Most people don’t realize they’re drinking it. It looks harmless, even appealing. Interesting. Helpful at times. A quick scroll. A headline. A short video. A few seconds to “check in.” Some inner thirst feels momentarily quenched.
And almost immediately, something shifts. Your mind tightens just a bit. Anxiety ticks up. You feel pulled, reactive, less settled. Your attention starts to scatter, your focus thins, your patience shortens. That’s not random. That’s the effect.
Then there’s the hook most people miss. A headline pulls you in—and suddenly you’re either agreeing with it or pushing against it. For a moment, you feel justified. Validated. Maybe even a little energized by it. But that sense of being “right” often feeds the very irritation, frustration, or discontent that keeps you coming back.
Individually, these moments seem small. But repeated over the course of a day, they create an emotional roller coaster—subtle spikes of reaction, brief hits of relief, and a steady erosion of focus, calm, and control.
Why We Keep Drinking Poison!
This is not just affecting how you feel—it is conditioning how your brain works. The reticular activating system is being reset over and over, trained to look for what is new, urgent, and emotionally charged. And like any system that is trained in one direction, something else gives. The “muscle” of sustained attention—the ability to stay with something meaningful—begins to weaken. Depth starts to feel harder. Distraction starts to feel normal.
This is not about weakness. Again, it is about conditioning. We are living in a time where some of the most capable minds in the world are being paid to capture and hold your attention. Social media platforms, news outlets, streaming services, video games, and short-form content creators are not simply offering entertainment. They are refining systems—daily—to keep you engaged, reactive, and coming back.
The formula works because it is simple. Deliver something new. Deliver it quickly. Tie it to emotion—especially outrage, curiosity, validation, or amusement. Then repeat. Your brain adapts. It begins to expect speed and novelty. Stillness becomes harder to tolerate. Slower, meaningful activities begin to feel like effort.
This is where people get it wrong. They think they have a focus problem, when in reality they have been training their attention in the wrong direction. The brain learns from repetition. If you repeatedly reward it with fast, emotional, high-novelty input, it becomes better at wanting exactly that.
The Hidden Price: A Brain That Struggles with Depth or Substance.
When your attention is repeatedly pulled toward fast, shallow input, your brain reorganizes around that pattern. That is how neuroplasticity works. What gets lost is not just time. It is capacity.
- The ability to stay with something long enough to do meaningful work
- The patience required for deeper thinking and reflection
- The satisfaction that comes from sustained effort and real progress
- The capacity to use our brain in any way approximate to our abilities.

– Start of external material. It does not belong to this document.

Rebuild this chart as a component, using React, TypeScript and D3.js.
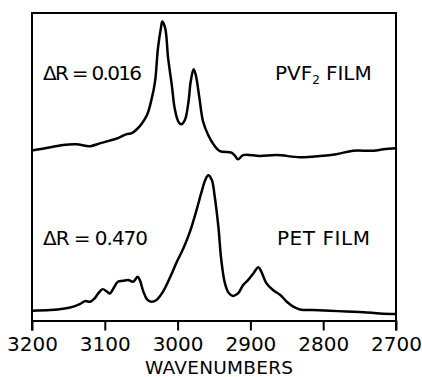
import React, { useEffect, useRef } from 'react';
import * as d3 from 'd3';

// spectrum values (arbitrary reflectance units, offset stacked)
const pvfWavenumbers = [3200, 3182, 3157, 3139, 3120, 3107, 3093, 3082, 3070, 3063, 3056, 3049, 3042, 3036, 3031, 3027, 3023, 3021, 3017, 3013, 3008, 3004, 2999, 2995, 2990, 2985, 2982, 2978, 2975, 2970, 2965, 2958, 2951, 2942, 2926, 2921, 2917, 2910, 2887, 2864, 2832, 2804, 2782, 2759, 2731, 2717, 2700];
const pvfSignal = [55.3, 56.0, 57.1, 57.3, 56.7, 57.6, 58.5, 59.3, 60.6, 60.9, 62.2, 64.1, 66.8, 71.7, 77.7, 88.5, 95.0, 97.2, 95.0, 85.3, 76.6, 69.0, 64.7, 63.8, 65.2, 71.2, 77.7, 81.7, 79.8, 72.3, 64.7, 60.3, 57.4, 55.1, 54.6, 53.5, 52.4, 53.8, 53.5, 53.8, 53.1, 53.5, 54.1, 55.2, 55.2, 55.7, 56.0];

const petWavenumbers = [3200, 3175, 3157, 3143, 3134, 3127, 3120, 3114, 3109, 3103, 3097, 3093, 3088, 3082, 3075, 3068, 3061, 3055, 3052, 3047, 3042, 3036, 3029, 3020, 3010, 3001, 2992, 2983, 2974, 2967, 2962, 2958, 2953, 2949, 2944, 2940, 2935, 2930, 2924, 2917, 2910, 2903, 2896, 2889, 2885, 2878, 2869, 2859, 2850, 2841, 2832, 2814, 2791, 2768, 2745, 2722, 2700];
const petSignal = [3.2, 3.4, 3.8, 4.5, 5.4, 6.3, 6.1, 7.2, 8.8, 10.2, 9.4, 8.8, 10.5, 12.6, 12.9, 13.2, 12.6, 14.2, 13.2, 9.4, 6.9, 6.1, 6.7, 9.4, 14.2, 19.1, 23.5, 28.9, 35.9, 41.9, 45.7, 47.2, 45.7, 40.3, 30.5, 19.7, 12.1, 9.0, 8.0, 8.8, 11.5, 13.2, 15.3, 17.3, 15.9, 12.1, 9.9, 8.3, 6.1, 4.5, 3.6, 3.4, 3.2, 2.9, 2.7, 2.3, 2.1];

const tickValues = [3200, 3100, 3000, 2900, 2800, 2700];
const axisTitle = 'WAVENUMBERS';
const pvfDelta = 'ΔR = 0.016';
const petDelta = 'ΔR = 0.470';

const FONT = '"DejaVu Sans", sans-serif';

const App = () => {
  const svgRef = useRef<SVGSVGElement>(null);

  useEffect(() => {
    const width = 422;
    const height = 377;

    d3.select(svgRef.current).selectAll('*').remove();

    const x = d3.scaleLinear().domain([3200, 2700]).range([32, 396]);
    const y = d3.scaleLinear().domain([0, 100]).range([320.5, 13]);

    const svg = d3.select(svgRef.current)
      .attr('width', width)
      .attr('height', height);

    svg.append('rect')
      .attr('width', width)
      .attr('height', height)
      .attr('fill', '#fff');

    // frame: top + two sides, sides run down to the tick ends
    const tickLen = 10;
    const yBottom = y(0);
    svg.append('path')
      .attr('d', `M${x(3200)},${yBottom + tickLen}V${y(100)}H${x(2700)}V${yBottom + tickLen}`)
      .attr('fill', 'none')
      .attr('stroke', '#000')
      .attr('stroke-width', 2);

    const axis = svg.append('g')
      .attr('transform', `translate(0,${yBottom})`)
      .call(
        d3.axisBottom(x)
          .tickValues(tickValues)
          .tickSize(tickLen)
          .tickSizeOuter(0)
          .tickPadding(6)
          .tickFormat(d3.format('d'))
      );
    axis.select('.domain').attr('stroke-width', 2);
    axis.selectAll('.tick line').attr('stroke-width', 2);
    axis.selectAll('.tick text')
      .attr('font-family', FONT)
      .attr('font-size', 20)
      .attr('fill', '#000');

    svg.append('text')
      .attr('x', 219)
      .attr('y', 374)
      .attr('text-anchor', 'middle')
      .attr('font-family', FONT)
      .attr('font-size', 18.5)
      .attr('textLength', 148)
      .text(axisTitle);

    const line = d3.line<[number, number]>()
      .x(d => x(d[0]))
      .y(d => y(d[1]))
      .curve(d3.curveCatmullRom.alpha(0.5));

    const spectra = [
      d3.zip(pvfWavenumbers, pvfSignal),
      d3.zip(petWavenumbers, petSignal)
    ];
    svg.selectAll('.spectrum')
      .data(spectra)
      .enter()
      .append('path')
      .attr('class', 'spectrum')
      .attr('d', d => line(d as [number, number][]))
      .attr('fill', 'none')
      .attr('stroke', '#000')
      .attr('stroke-width', 2.5)
      .attr('stroke-linejoin', 'round');

    // annotations
    const label = (tx: number, ty: number, str: string, len: number) =>
      svg.append('text')
        .attr('x', tx)
        .attr('y', ty)
        .attr('font-family', FONT)
        .attr('font-size', 20)
        .attr('textLength', len)
        .text(str);

    label(43, 80, pvfDelta, 99);
    label(43, 245, petDelta, 105);
    label(277, 245, 'PET FILM', 93);

    const pvf = svg.append('text')
      .attr('x', 275)
      .attr('y', 80)
      .attr('font-family', FONT)
      .attr('font-size', 20);
    pvf.append('tspan').text('PVF');
    pvf.append('tspan').attr('font-size', 12).attr('dy', 4).text('2');
    pvf.append('tspan').attr('dy', -4).attr('dx', 6).text('FILM');
  }, []);

  return (
    <div>
      <style>{'body{margin:0}'}</style>
      <svg ref={svgRef}></svg>
    </div>
  );
};

export default App;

This is what it looks like when the brain has been trained toward the shallows. It happens gradually, through repetition, until distraction feels normal and depth feels like work. Soon, we don’t possess the mental muscle to consume anything other than the world we are conditioned to see.

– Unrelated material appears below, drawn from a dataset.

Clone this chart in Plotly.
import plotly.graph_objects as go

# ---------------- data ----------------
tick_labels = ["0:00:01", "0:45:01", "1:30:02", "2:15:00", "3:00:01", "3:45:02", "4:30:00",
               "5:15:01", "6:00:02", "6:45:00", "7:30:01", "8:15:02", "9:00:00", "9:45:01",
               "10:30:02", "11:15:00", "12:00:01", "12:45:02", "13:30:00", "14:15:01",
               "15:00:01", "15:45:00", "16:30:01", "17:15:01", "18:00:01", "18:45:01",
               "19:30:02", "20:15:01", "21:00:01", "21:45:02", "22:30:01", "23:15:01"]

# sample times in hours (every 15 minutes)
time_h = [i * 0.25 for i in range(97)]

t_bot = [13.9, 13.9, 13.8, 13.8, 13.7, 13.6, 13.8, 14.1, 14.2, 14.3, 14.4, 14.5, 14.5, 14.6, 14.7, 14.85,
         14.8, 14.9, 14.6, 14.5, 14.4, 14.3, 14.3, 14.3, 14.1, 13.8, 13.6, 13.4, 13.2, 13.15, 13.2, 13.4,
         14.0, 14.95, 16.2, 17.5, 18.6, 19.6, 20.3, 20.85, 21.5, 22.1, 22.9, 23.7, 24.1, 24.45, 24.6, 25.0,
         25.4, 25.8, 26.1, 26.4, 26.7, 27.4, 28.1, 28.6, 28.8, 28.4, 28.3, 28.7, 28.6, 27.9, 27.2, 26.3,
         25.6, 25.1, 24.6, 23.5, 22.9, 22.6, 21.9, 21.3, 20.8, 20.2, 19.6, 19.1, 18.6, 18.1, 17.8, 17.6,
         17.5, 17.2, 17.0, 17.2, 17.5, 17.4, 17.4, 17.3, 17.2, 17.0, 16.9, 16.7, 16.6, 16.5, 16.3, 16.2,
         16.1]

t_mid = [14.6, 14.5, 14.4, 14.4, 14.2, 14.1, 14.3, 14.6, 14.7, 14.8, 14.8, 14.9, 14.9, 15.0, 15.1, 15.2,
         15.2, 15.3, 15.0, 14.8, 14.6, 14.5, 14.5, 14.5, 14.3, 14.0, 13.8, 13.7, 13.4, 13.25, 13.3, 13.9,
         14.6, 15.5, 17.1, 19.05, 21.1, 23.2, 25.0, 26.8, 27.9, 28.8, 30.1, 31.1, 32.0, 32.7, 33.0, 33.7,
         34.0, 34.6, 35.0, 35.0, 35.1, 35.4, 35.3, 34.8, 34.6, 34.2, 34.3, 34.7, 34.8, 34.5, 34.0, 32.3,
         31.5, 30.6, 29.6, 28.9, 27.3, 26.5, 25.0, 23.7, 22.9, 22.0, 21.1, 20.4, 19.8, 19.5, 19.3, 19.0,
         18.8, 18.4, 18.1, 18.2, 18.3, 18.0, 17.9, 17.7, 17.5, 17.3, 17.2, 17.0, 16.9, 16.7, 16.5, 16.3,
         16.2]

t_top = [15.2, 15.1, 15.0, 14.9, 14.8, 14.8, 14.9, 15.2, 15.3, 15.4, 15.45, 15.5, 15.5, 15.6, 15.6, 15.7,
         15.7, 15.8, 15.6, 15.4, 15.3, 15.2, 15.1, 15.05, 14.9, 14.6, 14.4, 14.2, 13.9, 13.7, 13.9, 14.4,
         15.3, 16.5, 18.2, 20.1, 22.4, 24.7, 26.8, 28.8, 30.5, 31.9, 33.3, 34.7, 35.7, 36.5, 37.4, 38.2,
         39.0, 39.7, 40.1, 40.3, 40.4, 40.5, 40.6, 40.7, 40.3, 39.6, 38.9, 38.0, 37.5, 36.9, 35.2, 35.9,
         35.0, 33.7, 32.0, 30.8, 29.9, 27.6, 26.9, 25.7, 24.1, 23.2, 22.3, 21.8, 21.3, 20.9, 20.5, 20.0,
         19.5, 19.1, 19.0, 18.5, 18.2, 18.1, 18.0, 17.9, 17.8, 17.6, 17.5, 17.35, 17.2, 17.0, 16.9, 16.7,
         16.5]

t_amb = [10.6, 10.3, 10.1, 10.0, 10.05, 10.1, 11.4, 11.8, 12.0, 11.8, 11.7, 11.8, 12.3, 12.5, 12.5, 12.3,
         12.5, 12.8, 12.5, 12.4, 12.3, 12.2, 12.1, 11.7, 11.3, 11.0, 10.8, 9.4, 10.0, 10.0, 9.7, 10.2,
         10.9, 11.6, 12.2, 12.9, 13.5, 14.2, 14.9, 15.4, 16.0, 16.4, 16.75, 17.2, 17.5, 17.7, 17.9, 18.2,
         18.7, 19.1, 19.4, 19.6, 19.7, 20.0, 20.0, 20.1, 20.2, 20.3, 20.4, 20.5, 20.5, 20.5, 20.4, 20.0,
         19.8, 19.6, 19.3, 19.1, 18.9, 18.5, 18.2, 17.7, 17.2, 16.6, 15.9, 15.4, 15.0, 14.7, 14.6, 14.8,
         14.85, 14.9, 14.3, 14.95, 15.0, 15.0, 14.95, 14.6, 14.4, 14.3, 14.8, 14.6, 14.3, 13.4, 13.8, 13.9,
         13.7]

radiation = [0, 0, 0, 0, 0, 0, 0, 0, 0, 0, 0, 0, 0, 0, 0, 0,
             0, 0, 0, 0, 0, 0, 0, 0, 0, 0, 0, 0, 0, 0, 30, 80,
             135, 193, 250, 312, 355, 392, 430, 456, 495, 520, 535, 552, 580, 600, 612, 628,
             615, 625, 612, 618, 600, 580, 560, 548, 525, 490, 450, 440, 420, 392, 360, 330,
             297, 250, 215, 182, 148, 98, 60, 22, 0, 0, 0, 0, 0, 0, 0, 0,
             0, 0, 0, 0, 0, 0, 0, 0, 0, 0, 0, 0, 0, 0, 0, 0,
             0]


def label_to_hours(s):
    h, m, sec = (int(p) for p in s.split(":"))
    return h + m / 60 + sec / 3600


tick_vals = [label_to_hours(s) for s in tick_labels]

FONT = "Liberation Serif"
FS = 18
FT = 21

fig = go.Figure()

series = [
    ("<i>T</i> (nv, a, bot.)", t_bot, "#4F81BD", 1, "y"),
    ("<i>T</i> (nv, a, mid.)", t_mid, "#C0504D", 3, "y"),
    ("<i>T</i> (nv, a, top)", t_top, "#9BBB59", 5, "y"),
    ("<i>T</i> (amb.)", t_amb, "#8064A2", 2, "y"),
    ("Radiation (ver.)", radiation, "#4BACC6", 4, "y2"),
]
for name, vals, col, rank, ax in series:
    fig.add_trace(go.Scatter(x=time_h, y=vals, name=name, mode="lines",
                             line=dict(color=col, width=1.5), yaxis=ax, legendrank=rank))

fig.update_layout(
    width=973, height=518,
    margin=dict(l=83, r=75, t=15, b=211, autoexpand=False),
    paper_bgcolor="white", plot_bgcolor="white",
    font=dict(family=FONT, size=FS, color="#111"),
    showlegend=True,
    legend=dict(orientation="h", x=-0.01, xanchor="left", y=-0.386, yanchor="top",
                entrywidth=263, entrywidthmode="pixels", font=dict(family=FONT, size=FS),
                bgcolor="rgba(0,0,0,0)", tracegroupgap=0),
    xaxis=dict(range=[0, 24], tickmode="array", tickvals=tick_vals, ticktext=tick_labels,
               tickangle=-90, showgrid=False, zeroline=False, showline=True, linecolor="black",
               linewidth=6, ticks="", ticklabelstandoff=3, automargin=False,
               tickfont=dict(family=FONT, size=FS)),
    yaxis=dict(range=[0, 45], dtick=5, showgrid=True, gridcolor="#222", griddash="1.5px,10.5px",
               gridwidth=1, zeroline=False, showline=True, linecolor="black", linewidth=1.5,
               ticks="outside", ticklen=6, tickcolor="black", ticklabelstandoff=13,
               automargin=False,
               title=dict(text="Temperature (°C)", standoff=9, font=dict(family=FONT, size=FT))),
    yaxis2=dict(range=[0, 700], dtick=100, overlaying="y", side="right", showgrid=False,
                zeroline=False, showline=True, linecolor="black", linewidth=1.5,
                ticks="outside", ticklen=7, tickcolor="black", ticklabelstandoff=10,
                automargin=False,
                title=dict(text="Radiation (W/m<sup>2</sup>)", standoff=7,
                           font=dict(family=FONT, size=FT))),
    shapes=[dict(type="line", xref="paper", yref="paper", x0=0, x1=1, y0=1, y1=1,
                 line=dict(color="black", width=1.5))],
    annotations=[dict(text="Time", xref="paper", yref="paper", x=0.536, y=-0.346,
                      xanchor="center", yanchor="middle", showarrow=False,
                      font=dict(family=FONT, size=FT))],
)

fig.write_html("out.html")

The Social and Emotional Costs
This doesn’t just reshape your attention—it reshapes how you relate to people. When your brain is repeatedly pulled into quick judgments, emotional reactions, and simplified narratives, it becomes easier to label and dismiss than to understand.
You begin to see others through narrower lenses. Those who agree with you feel “right.” Those who don’t feel frustrating, misguided, or even threatening in some way. The space for curiosity shrinks. The willingness to listen fades.
Over time, this creates distance. Conversations become more reactive and less thoughtful. Relationships lose nuance. And instead of feeling more connected or informed, many people feel more divided, more irritated, and less at ease with those around them.
This is part of the cost of living in a constant stream of reaction. It trains the brain to judge quickly—but at the expense of understanding deeply.
Take Responsibility for What Gets Your Attention and Life Energy
The goal is not to eliminate all entertainment or information. The goal is to stop unconsciously consuming what is quietly working against you. That begins with a shift in how you respond.
- Recognize it for what it is. Not everything that grabs your attention deserves it. Ask whether it is meaningful or simply immediate. Is it building something in you, or just filling space?
- Interrupt the pattern earlier. Most of this happens automatically. Catch it sooner—at the moment you reach, not after you’ve been pulled in. That is where choice still exists.
- Rebuild your tolerance for depth. Stay with things longer. Read, think, work without constant interruption. Immerse yourself into something that builds a skill, a talent, a strength or even a sense of happiness and satisfaction. It will feel slower at first. Good. That is how your brain begins to reset and regain stability.
Choose Carefully
This type of poison is not labeled dangerous. If it were, no one would drink it. It seems appealing. It offers something immediate. It promises just enough to pull you in. But the cost is not in the moment. The cost is in what those moments bring, with accumulated ownership over your attention.
Your attention is one of your most valuable resources. It shapes how you think, how you feel, and how you live. When you give it away too easily, you are not just losing time—you are giving up control over the direction of your own mind.